-- begin DATA EXCERPT --

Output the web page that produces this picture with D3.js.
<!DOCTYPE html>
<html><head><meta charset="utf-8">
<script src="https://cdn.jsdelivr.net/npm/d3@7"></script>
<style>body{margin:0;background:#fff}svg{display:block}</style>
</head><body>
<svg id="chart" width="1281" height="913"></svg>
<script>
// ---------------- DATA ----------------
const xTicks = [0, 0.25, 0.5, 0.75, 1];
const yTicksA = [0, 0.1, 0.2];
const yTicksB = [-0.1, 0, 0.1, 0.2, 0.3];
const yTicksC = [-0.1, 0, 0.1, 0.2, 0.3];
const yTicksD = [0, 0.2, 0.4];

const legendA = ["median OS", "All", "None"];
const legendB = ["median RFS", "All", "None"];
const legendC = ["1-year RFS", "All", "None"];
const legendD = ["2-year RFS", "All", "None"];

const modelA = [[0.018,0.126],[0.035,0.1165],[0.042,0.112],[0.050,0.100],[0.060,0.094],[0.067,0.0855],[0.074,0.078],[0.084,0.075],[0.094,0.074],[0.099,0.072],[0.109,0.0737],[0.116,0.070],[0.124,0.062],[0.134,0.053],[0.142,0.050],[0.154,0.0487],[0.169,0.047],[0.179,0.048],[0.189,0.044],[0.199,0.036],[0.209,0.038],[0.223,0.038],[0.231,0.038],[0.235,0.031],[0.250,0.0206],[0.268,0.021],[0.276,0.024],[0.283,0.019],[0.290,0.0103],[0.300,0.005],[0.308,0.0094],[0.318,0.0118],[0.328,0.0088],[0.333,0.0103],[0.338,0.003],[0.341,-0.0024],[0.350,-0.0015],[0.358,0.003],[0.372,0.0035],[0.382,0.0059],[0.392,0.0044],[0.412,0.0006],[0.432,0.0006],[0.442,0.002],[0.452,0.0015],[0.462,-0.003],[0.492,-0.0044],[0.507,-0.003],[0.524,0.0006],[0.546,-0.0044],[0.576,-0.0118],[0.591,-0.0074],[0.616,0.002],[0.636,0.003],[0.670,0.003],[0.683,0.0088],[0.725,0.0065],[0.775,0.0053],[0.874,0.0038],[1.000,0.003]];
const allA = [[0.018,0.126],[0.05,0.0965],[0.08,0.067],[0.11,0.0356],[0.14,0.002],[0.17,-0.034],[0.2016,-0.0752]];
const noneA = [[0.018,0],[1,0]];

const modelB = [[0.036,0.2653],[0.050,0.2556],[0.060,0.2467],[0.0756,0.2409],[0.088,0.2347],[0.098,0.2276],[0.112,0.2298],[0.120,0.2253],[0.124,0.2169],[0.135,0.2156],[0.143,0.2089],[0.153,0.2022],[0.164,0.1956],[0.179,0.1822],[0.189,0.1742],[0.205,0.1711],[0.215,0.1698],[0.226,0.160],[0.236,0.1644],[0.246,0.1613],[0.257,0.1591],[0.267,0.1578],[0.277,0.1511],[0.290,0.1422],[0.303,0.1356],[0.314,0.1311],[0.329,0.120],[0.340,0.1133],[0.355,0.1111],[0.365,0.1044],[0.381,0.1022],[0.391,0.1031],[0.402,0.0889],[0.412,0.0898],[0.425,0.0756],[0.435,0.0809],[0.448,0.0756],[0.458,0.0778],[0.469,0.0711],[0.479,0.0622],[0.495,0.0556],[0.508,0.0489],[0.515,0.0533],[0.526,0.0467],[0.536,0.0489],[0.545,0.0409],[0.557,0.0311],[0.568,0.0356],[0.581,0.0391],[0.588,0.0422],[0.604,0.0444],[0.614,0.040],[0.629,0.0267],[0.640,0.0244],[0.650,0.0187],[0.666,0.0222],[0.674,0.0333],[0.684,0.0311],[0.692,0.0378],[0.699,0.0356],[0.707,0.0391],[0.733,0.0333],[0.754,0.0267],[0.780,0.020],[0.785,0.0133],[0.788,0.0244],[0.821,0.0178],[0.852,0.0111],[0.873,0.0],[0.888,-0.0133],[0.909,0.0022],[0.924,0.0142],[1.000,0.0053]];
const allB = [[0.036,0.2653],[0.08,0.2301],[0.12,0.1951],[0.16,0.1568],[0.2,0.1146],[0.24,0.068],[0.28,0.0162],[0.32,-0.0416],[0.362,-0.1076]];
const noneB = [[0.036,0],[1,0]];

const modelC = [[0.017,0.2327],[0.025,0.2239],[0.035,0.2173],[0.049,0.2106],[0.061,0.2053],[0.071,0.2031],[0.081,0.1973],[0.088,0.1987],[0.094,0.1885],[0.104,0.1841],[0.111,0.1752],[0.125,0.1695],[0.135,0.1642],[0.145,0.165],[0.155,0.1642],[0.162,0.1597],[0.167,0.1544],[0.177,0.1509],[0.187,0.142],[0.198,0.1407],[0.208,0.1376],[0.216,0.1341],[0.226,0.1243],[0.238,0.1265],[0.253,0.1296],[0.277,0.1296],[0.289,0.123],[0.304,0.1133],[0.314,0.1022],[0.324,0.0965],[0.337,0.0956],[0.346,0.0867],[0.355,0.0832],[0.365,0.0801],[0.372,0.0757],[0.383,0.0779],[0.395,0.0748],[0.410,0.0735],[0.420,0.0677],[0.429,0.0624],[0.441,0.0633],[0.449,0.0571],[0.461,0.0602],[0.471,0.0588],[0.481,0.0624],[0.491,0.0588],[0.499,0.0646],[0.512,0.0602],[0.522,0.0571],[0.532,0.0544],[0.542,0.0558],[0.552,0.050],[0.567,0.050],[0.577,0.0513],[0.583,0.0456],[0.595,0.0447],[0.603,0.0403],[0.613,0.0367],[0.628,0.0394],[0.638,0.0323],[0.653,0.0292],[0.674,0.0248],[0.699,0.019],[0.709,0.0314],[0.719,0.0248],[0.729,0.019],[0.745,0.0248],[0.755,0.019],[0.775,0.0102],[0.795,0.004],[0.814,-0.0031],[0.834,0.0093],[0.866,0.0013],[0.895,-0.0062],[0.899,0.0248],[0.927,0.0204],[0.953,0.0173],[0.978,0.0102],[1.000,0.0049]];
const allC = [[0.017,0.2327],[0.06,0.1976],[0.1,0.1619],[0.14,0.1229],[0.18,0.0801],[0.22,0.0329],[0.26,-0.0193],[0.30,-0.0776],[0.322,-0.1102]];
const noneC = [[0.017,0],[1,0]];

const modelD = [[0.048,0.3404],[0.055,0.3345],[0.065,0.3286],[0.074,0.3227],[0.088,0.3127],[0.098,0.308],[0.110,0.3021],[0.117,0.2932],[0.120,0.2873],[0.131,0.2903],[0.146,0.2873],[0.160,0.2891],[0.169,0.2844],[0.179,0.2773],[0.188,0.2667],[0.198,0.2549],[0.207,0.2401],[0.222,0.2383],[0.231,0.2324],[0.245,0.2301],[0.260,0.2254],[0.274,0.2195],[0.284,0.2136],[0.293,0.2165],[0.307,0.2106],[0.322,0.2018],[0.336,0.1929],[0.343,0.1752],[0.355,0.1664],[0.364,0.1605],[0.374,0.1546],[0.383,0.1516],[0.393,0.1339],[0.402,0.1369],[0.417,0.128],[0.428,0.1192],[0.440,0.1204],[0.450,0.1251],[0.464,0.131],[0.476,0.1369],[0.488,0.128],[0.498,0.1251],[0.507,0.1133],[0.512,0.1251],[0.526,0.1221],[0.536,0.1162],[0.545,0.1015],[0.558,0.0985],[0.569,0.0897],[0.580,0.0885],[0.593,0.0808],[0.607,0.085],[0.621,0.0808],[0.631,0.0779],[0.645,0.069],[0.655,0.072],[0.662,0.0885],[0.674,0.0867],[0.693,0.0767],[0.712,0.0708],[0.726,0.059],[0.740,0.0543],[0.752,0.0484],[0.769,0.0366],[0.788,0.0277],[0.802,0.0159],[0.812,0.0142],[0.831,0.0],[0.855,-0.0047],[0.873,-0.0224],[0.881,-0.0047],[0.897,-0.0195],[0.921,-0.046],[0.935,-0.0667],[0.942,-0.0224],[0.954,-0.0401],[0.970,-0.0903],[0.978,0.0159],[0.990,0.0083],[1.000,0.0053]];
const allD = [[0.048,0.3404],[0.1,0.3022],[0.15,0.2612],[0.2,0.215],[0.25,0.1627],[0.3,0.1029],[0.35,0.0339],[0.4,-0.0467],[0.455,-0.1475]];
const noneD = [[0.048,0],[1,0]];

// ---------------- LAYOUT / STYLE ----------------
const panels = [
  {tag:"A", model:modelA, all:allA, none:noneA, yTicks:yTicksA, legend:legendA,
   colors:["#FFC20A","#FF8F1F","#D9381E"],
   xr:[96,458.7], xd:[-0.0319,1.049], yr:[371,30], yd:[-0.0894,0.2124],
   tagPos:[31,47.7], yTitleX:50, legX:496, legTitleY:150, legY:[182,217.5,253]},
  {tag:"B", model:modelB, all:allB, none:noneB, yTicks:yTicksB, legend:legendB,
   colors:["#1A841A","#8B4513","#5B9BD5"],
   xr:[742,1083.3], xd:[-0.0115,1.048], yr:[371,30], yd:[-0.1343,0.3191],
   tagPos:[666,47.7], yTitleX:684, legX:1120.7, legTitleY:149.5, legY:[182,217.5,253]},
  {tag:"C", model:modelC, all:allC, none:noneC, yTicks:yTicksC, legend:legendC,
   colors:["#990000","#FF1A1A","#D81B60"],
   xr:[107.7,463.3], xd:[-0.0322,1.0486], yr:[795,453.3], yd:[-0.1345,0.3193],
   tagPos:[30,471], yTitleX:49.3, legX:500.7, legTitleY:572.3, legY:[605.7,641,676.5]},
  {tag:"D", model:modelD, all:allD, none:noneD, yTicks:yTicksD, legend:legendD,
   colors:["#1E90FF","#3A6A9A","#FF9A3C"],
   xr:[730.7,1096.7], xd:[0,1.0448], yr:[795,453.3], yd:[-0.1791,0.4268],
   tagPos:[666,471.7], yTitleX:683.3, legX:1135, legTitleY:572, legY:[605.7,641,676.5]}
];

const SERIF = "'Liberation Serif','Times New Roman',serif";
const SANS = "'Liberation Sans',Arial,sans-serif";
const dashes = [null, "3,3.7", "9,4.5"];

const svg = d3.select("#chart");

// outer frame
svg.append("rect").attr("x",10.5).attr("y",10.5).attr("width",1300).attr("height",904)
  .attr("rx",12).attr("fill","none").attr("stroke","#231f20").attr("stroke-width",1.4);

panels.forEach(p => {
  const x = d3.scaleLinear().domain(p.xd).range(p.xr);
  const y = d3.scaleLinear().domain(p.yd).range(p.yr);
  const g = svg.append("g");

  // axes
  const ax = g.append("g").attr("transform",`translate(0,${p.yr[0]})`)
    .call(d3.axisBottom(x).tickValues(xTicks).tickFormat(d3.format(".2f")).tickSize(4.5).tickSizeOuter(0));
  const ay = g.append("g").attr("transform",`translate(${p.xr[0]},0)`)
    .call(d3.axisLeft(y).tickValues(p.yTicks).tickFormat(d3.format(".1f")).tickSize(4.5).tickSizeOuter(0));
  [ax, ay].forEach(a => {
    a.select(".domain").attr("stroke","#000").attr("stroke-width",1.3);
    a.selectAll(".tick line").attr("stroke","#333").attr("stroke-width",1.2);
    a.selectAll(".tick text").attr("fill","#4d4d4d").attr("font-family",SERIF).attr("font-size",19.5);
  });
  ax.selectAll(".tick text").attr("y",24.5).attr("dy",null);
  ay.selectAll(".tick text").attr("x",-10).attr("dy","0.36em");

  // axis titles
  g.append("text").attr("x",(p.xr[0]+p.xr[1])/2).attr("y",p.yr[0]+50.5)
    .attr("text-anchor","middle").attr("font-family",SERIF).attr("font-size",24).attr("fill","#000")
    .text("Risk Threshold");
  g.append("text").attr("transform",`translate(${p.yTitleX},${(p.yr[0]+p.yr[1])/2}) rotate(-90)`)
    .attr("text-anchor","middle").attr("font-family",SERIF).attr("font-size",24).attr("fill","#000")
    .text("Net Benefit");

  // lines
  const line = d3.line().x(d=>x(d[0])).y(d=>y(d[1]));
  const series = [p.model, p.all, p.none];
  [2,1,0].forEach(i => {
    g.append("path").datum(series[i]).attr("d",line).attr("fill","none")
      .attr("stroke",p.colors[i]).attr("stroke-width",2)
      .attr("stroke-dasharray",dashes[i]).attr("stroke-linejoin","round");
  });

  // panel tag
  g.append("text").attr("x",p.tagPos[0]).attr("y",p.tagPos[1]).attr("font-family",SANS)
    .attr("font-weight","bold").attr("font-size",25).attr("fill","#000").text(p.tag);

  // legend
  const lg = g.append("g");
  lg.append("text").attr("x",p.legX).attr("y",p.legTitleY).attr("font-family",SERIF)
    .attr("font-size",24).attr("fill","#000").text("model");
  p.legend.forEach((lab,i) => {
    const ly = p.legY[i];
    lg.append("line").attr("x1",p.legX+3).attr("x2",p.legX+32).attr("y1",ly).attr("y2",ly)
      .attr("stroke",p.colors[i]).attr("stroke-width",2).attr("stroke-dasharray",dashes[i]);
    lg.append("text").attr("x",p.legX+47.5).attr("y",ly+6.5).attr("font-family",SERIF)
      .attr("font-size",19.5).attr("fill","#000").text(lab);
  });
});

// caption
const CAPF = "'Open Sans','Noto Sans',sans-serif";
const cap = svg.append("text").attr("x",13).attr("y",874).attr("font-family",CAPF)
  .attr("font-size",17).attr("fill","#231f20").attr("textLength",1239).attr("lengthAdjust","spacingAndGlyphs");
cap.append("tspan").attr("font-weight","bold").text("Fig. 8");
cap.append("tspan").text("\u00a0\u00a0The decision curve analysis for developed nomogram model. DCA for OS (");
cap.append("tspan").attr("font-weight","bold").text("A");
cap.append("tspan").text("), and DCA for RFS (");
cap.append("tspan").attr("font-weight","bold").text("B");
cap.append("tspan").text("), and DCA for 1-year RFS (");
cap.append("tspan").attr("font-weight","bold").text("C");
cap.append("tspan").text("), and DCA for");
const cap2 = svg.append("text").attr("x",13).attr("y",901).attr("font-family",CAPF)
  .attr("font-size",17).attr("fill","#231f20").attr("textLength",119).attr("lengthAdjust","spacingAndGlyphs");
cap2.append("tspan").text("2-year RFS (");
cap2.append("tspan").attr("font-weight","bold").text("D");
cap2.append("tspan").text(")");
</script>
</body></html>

-- end DATA EXCERPT --

BRIEF
Restate the listing exactly, starting at its first line and ending at the line where "const noneA = [[0.018,0],[1,0]];" occurs; include both and no other lines.

RESULT OF THIS TASK
Output the web page that produces this picture with D3.js.
<!DOCTYPE html>
<html><head><meta charset="utf-8">
<script src="https://cdn.jsdelivr.net/npm/d3@7"></script>
<style>body{margin:0;background:#fff}svg{display:block}</style>
</head><body>
<svg id="chart" width="1281" height="913"></svg>
<script>
// ---------------- DATA ----------------
const xTicks = [0, 0.25, 0.5, 0.75, 1];
const yTicksA = [0, 0.1, 0.2];
const yTicksB = [-0.1, 0, 0.1, 0.2, 0.3];
const yTicksC = [-0.1, 0, 0.1, 0.2, 0.3];
const yTicksD = [0, 0.2, 0.4];

const legendA = ["median OS", "All", "None"];
const legendB = ["median RFS", "All", "None"];
const legendC = ["1-year RFS", "All", "None"];
const legendD = ["2-year RFS", "All", "None"];

const modelA = [[0.018,0.126],[0.035,0.1165],[0.042,0.112],[0.050,0.100],[0.060,0.094],[0.067,0.0855],[0.074,0.078],[0.084,0.075],[0.094,0.074],[0.099,0.072],[0.109,0.0737],[0.116,0.070],[0.124,0.062],[0.134,0.053],[0.142,0.050],[0.154,0.0487],[0.169,0.047],[0.179,0.048],[0.189,0.044],[0.199,0.036],[0.209,0.038],[0.223,0.038],[0.231,0.038],[0.235,0.031],[0.250,0.0206],[0.268,0.021],[0.276,0.024],[0.283,0.019],[0.290,0.0103],[0.300,0.005],[0.308,0.0094],[0.318,0.0118],[0.328,0.0088],[0.333,0.0103],[0.338,0.003],[0.341,-0.0024],[0.350,-0.0015],[0.358,0.003],[0.372,0.0035],[0.382,0.0059],[0.392,0.0044],[0.412,0.0006],[0.432,0.0006],[0.442,0.002],[0.452,0.0015],[0.462,-0.003],[0.492,-0.0044],[0.507,-0.003],[0.524,0.0006],[0.546,-0.0044],[0.576,-0.0118],[0.591,-0.0074],[0.616,0.002],[0.636,0.003],[0.670,0.003],[0.683,0.0088],[0.725,0.0065],[0.775,0.0053],[0.874,0.0038],[1.000,0.003]];
const allA = [[0.018,0.126],[0.05,0.0965],[0.08,0.067],[0.11,0.0356],[0.14,0.002],[0.17,-0.034],[0.2016,-0.0752]];
const noneA = [[0.018,0],[1,0]];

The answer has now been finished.